The board module contains parameters for that board, such as the clock speed and different input/output ports.
These port widths and names should match those in the constraints file.
The top module extends the board module and contains the actual logic.
When using PLL output as the clock, the parameter boardClockFrequency
should be updated correctly so that the modules instantiated inside it gets the correct frequency.
Modules such as blinky and UART require correct frequency parameters.
This is the main interface with the GameBoy Advance device. It contains the logic for handling the ROM reads, as well as RAM reads/writes. The GBA logic is a little annoying; the 16-bit AD lines are used as lower 16 bits of the ROM address input, as well as the ROM data output. The 8-bit A lines are used as the upper 8 bits of the address. The AD lines are also used for RAM address and the RAM data is output on the A lines.
When reading from ROM, the GameBoy provides the address on the AD and A lines, then pulls the nCS line LOW. Then the nRD line is pulled low to signal a read. The cartridge must then put the data on the AD lines. When the nRD line is pulsed (HIGH then back to LOW), the next address is put on the AD lines. Therefore, the original lower 16-bits of the address must be latched on falling edge of nCS and also incremented on rising edge of nRD.
The GBA module communicates with other modules with a simple memory interface. From the GameBoy's perspective, memory-mapped IO. This is provided by the interconnect.
The interconnect maps the reads and writes from the gameboy to the cartridge's various modules. Mainly, the RAM, but some addresses are mapped to registers in different modules. The SD card module is one of such modules.
The name says SDCard, but it's just an SPI interface, since it was easier to implement than the SD protocol. Mapped to specific RAM addresses (currently 0xE00F000 and 0xE00F001) by the interconnect are the SDCard module's SPI_CONTROL and SPI_DATA registers. The control register:
- bit 0: (R/W) set to start a read/write operation. Stays set while operation is in progress and is cleared when done.
- bit 1: (R/W) controls the chip select HIGH or LOW
- bit 2-6: unused
- bit 7: (R) 1 is card is physically present in the slot
To SPI transfer data:
- Write data to SPI_DATA (0xE00F000)
- Set bit 0 on SPI_CONTROL (0xE00F001)
The data is shifted out from and into the SPI_DATA register.

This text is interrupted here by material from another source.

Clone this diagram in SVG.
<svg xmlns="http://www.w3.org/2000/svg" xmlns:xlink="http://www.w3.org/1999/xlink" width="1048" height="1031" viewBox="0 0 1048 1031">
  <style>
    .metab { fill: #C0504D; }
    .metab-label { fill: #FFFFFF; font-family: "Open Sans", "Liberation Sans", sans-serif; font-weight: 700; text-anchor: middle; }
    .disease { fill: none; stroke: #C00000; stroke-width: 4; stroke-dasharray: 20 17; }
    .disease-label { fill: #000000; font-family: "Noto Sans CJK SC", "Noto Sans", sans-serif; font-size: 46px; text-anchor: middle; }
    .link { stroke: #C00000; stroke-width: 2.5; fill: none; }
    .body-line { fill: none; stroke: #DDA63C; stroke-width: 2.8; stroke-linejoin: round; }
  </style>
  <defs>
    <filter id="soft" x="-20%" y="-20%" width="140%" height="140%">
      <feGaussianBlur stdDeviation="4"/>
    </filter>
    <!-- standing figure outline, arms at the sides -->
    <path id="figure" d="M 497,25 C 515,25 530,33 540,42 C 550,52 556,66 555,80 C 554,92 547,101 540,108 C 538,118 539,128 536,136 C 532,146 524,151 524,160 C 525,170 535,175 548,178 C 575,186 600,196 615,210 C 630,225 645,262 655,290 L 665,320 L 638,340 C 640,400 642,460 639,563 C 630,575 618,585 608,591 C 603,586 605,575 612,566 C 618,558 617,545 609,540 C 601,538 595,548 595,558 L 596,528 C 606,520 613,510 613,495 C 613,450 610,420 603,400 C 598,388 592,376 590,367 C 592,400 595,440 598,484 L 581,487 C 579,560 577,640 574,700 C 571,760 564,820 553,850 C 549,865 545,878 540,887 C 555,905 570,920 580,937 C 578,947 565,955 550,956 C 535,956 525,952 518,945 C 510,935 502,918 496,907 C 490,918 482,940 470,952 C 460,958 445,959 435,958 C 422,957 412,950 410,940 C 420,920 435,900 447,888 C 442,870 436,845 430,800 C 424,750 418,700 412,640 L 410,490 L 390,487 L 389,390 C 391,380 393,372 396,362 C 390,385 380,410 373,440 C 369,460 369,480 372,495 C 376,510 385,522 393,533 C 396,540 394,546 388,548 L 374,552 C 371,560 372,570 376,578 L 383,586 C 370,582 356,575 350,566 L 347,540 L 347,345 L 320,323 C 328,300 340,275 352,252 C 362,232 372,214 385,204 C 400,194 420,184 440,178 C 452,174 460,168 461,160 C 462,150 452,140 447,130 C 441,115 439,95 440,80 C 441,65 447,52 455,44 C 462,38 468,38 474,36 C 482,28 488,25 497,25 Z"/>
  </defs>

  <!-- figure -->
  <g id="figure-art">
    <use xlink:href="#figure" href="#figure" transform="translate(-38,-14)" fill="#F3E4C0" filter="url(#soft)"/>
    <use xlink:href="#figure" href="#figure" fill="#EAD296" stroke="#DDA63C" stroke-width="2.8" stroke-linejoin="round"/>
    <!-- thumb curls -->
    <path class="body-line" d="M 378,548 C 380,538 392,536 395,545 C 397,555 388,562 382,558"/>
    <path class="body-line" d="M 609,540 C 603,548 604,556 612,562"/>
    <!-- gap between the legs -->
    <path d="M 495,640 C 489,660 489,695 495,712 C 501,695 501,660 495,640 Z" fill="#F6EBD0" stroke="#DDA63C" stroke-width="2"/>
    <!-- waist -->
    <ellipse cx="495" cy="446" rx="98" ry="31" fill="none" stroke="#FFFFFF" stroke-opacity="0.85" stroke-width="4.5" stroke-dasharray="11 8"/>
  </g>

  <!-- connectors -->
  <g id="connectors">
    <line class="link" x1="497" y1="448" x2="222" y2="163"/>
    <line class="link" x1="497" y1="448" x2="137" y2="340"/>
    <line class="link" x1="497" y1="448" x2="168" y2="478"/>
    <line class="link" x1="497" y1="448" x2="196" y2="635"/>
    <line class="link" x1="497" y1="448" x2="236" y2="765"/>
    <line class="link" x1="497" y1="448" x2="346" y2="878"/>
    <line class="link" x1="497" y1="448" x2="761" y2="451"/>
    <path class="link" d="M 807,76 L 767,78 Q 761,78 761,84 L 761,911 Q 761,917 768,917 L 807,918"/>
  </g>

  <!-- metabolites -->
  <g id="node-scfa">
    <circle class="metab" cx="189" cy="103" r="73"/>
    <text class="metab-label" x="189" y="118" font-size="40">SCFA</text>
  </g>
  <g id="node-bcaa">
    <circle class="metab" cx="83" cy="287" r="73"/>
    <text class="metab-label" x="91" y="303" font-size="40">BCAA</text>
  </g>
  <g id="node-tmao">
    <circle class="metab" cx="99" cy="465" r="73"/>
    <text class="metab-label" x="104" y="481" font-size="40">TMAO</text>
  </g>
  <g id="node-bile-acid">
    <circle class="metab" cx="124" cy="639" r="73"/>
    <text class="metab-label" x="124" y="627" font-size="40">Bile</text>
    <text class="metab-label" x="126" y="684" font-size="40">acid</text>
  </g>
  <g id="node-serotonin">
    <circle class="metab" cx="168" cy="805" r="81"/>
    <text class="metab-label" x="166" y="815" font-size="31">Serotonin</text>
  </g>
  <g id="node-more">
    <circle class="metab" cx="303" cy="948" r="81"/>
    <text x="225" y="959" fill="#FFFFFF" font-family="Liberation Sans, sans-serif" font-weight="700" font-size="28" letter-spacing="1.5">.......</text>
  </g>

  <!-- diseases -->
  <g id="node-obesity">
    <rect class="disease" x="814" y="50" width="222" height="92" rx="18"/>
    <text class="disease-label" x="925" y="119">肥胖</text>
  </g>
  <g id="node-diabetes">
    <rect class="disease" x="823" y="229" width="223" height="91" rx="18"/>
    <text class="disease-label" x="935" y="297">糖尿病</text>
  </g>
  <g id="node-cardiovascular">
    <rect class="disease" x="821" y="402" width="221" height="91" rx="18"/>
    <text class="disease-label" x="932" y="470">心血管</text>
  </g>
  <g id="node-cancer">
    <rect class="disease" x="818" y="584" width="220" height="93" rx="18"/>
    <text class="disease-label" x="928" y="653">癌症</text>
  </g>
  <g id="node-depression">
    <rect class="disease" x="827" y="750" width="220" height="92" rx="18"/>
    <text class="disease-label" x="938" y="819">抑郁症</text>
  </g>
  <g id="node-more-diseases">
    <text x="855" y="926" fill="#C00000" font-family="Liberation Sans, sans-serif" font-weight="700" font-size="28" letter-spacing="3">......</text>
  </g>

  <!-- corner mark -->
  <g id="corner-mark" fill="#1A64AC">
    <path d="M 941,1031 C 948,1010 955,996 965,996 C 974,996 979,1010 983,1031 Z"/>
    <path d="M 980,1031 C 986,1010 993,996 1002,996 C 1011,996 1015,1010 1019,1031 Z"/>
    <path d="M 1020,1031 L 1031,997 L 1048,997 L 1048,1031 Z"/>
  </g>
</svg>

The software counterpart can be found in gba/first_stage
in files source/gba_sd.c
, source/gba_spi_asm.s
, include/gba_sd.h
, include/gba_spi.h
.
The interconnect maps all other addresses to a simple memory region.
Just a simple counter blinky for sanity tests.

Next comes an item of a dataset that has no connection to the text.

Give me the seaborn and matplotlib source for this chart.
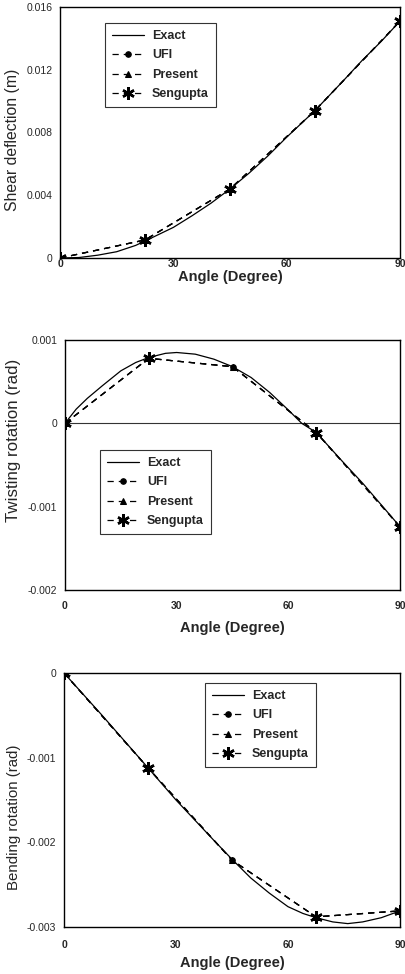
import numpy as np
import pandas as pd
import matplotlib
matplotlib.use("Agg")
import matplotlib.pyplot as plt
import seaborn as sns

sns.set_style("white")
plt.rcParams['font.family'] = ['Liberation Sans', 'DejaVu Sans']

# ---------------- data ----------------
angles_pts = [0, 22.5, 45, 67.5, 90]

# Panel 1: shear deflection (m)
exact1_x = [0, 5, 10, 15, 20, 22.5, 30, 35, 40, 45, 50, 55, 60, 67.5, 75, 80, 85, 90]
exact1_y = [0, 0.00003, 0.00018, 0.0004, 0.0008, 0.00108, 0.00195, 0.0027, 0.0035, 0.0044,
            0.0054, 0.0065, 0.0077, 0.0094, 0.0113, 0.0126, 0.0138, 0.0151]
ufi1 = [0, 0.00115, 0.0044, 0.0094, 0.0151]
present1 = [0, 0.00115, 0.0044, 0.0094, 0.0151]
seng1 = [0, 0.00115, 0.0044, 0.0094, 0.0151]
seng1_marked = [0, 1, 2, 3, 4]

# Panel 2: twisting rotation (rad)
exact2_x = [0, 3, 6, 10, 15, 19, 22.5, 27, 30, 35, 40, 45, 50, 55, 60, 63.6, 67.5, 75, 80, 85, 90]
exact2_y = [0, 0.00017, 0.0003, 0.00045, 0.00063, 0.00073, 0.00079, 0.00084, 0.00085, 0.00083,
            0.00077, 0.00068, 0.00055, 0.00037, 0.00016, 0.0, -0.00011,
            -0.00048, -0.00072, -0.00098, -0.00124]
ufi2 = [0, 0.00078, 0.00068, -0.00011, -0.00124]
present2 = [0, 0.00078, 0.00068, -0.00011, -0.00124]
seng2 = [0, 0.00078, 0.00068, -0.00011, -0.00124]
seng2_marked = [0, 1, 3, 4]

# Panel 3: bending rotation (rad)
exact3_x = [0, 10, 22.5, 30, 40, 45, 50, 55, 60, 64, 67.5, 72, 76, 80, 85, 90]
exact3_y = [0, -0.00049, -0.00112, -0.0015, -0.00197, -0.0022, -0.00242, -0.0026,
            -0.00276, -0.00284, -0.00289, -0.00294, -0.00296, -0.00294, -0.00289, -0.00281]
ufi3 = [0, -0.00112, -0.00221, -0.00288, -0.00281]
present3 = [0, -0.00112, -0.00221, -0.00288, -0.00281]
seng3 = [0, -0.00112, -0.00221, -0.00288, -0.00281]
seng3_marked = [0, 1, 3, 4]

xticks = [0, 30, 60, 90]
ylabels = ["Shear deflection (m)", "Twisting rotation (rad)", "Bending rotation (rad)"]
xlabel = "Angle (Degree)"

W, H = 405.0, 974.0
panels = [
    dict(ex=exact1_x, ey=exact1_y, ufi=ufi1, pre=present1, sy=seng1, mk=seng1_marked,
         ylim=(0, 0.016), yticks=[0, 0.004, 0.008, 0.012, 0.016],
         yticklabels=["0", "0.004", "0.008", "0.012", "0.016"],
         box=(60, 7, 400, 258), leg=(105, 23), zero=False,
         xpad=1.0, labpad=0.5, ylab_c=(13, 140), ylab_fs=11.3),
    dict(ex=exact2_x, ey=exact2_y, ufi=ufi2, pre=present2, sy=seng2, mk=seng2_marked,
         ylim=(-0.002, 0.001), yticks=[-0.002, -0.001, 0, 0.001],
         yticklabels=["-0.002", "-0.001", "0", "0.001"],
         box=(65, 340, 400, 590), leg=(100, 450), zero=True,
         xpad=8.0, labpad=7.0, ylab_c=(14, 440), ylab_fs=12.2),
    dict(ex=exact3_x, ey=exact3_y, ufi=ufi3, pre=present3, sy=seng3, mk=seng3_marked,
         ylim=(-0.003, 0), yticks=[-0.003, -0.002, -0.001, 0],
         yticklabels=["-0.003", "-0.002", "-0.001", "0"],
         box=(64, 673, 400, 927), leg=(205, 683), zero=False,
         xpad=9.5, labpad=4.5, ylab_c=(14, 817), ylab_fs=10.8),
]

fig = plt.figure(figsize=(4.05, 9.74), dpi=100)

star = (6, 2, 0)
dash = (0, (5, 4))
for i, p in enumerate(panels):
    x0, y0, x1, y1 = p["box"]
    ax = fig.add_axes([x0 / W, 1 - y1 / H, (x1 - x0) / W, (y1 - y0) / H])
    if p["zero"]:
        ax.axhline(0, color="#333333", lw=0.8, zorder=1)
    df_e = pd.DataFrame({"x": p["ex"], "y": p["ey"]})
    df_u = pd.DataFrame({"x": angles_pts, "y": p["ufi"]})
    df_p = pd.DataFrame({"x": angles_pts, "y": p["pre"]})
    df_s = pd.DataFrame({"x": angles_pts, "y": p["sy"]})
    sns.lineplot(data=df_e, x="x", y="y", ax=ax, color="black", lw=0.9,
                 label="Exact", sort=False)
    sns.lineplot(data=df_u, x="x", y="y", ax=ax, color="black", lw=0.9,
                 linestyle=dash, marker="o", markersize=4,
                 markeredgecolor="black", label="UFI", sort=False)
    sns.lineplot(data=df_p, x="x", y="y", ax=ax, color="black", lw=0.9,
                 linestyle=dash, marker="^", markersize=4,
                 markeredgecolor="black", label="Present", sort=False)
    sns.lineplot(data=df_s, x="x", y="y", ax=ax, color="black", lw=0.9,
                 linestyle=dash, marker=star, markersize=9, markevery=p["mk"],
                 markeredgewidth=1.8, markeredgecolor="black", label="Sengupta",
                 sort=False)
    ax.set_xlim(0, 90)
    ax.set_ylim(*p["ylim"])
    ax.set_xticks(xticks)
    ax.set_xticklabels([str(t) for t in xticks], fontsize=7.5, fontweight="bold")
    ax.set_yticks(p["yticks"])
    ax.set_yticklabels(p["yticklabels"], fontsize=7.5)
    ax.tick_params(axis="y", length=0, pad=5.5)
    ax.tick_params(axis="x", length=0, pad=p["xpad"])
    ax.set_xlabel(xlabel, fontsize=10.5, fontweight="bold", labelpad=p["labpad"])
    ax.set_ylabel(ylabels[i], fontsize=p["ylab_fs"], va="center")
    cx, cy = p["ylab_c"]
    ax.yaxis.set_label_coords((cx - x0) / (x1 - x0), (y1 - cy) / (y1 - y0))
    for s in ax.spines.values():
        s.set_color("black")
        s.set_linewidth(1.0)
    lx, ly = p["leg"]
    leg = ax.legend(loc="upper left", bbox_to_anchor=(lx / W, 1 - ly / H),
                    bbox_transform=fig.transFigure, frameon=True,
                    prop={"size": 9, "weight": "bold"},
                    fancybox=False, edgecolor="#333333", framealpha=1,
                    handlelength=2.6, borderpad=0.55, labelspacing=0.6,
                    handletextpad=0.6, borderaxespad=0)
    leg.get_frame().set_linewidth(0.8)

fig.savefig("out.png", dpi=100)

Also a great example of boardClockFrequency
being used.
In each of the supported boards' packages, there are some other modules that wraps their FPGA-specific primitives in Chisel modules.
Couldn't figure out why some things weren't working. Decided to build an on-chip logic analyzer. Has mainly 3 important parameters and 3 important pins/ports:
- WIDTH: how many signals you wanna capture. (a 'word')
- ADDR_WIDTH: how many samples to store. This is the width of the address line, so the actual memory is 2^ADDR_WIDTH 'words'.
- BAUD: baud rate of UART
- trigger: triggers capture and UART transfer on positive edge
- signals: the actual signals/wires desired to be sampled
- uart_out: output pin for UART transfer
So, connect signals
to the data you want to capture, then pulse the trigger.
Data is sent out via UART.
There is a script in tools/logic.py
to receive that data stream and output a VCD file.
The data stream is as follows: 4 bytes for identification/simple "synchronization". These are the bytes "\x4C\x4F\x47\x43" (aka "LOGC") 1 byte for width 4 bytes for length (big endian?) length*n bytes for the actual data stream (see below)
When sending captures wider than 8 bits, its sent in groups of 8 bits.
For example, when capturing 20 bits: length
bytes sent representing the lower 8 signals (7 to 0),
another length
bytes sent representing the second 8 signals (15 to 8), finally, another length
bytes where
the 4 least significant bits represent the last 4 signals (19 to 16)
In other words, when capturing 4 signals looks like this:
0: 0 1 1 0
1: 1 1 0 0
2: 0 0 0 1
3: 1 1 0 1
The captures get saved as \x0A\x0B\x01\x0C
(read vertically, bottom to top) and is transferred as it is.
When capturing 9 signals:
0: 0 1 1 0
1: 1 1 0 0
2: 0 0 0 1
3: 1 1 0 1
4: 0 1 1 0
5: 1 1 0 0
6: 0 0 0 1
7: 1 1 0 1
8: 1 1 0 1
This capture get saved as: \x1AA\x1BB\x011\x1CC
(this is not a valid hex representation in python, I'm just using it to show 3 hex digits at a time).
This capture gets sent as: \xAA\xBB\x11\xCC\x01\x01\x00\x01
(this lower bytes are sent first, then the rest)
The UART module is simple; data is put on the data
lines, send
line is pulsed, and busy
gets asserted HIGH until the send is finished.
The actual module is from ben-marshall/uart
The Chisel module UART_T
wraps that verilog code as a BlackBox module and renames the ports, as well as wiring up the implicit clock and reset.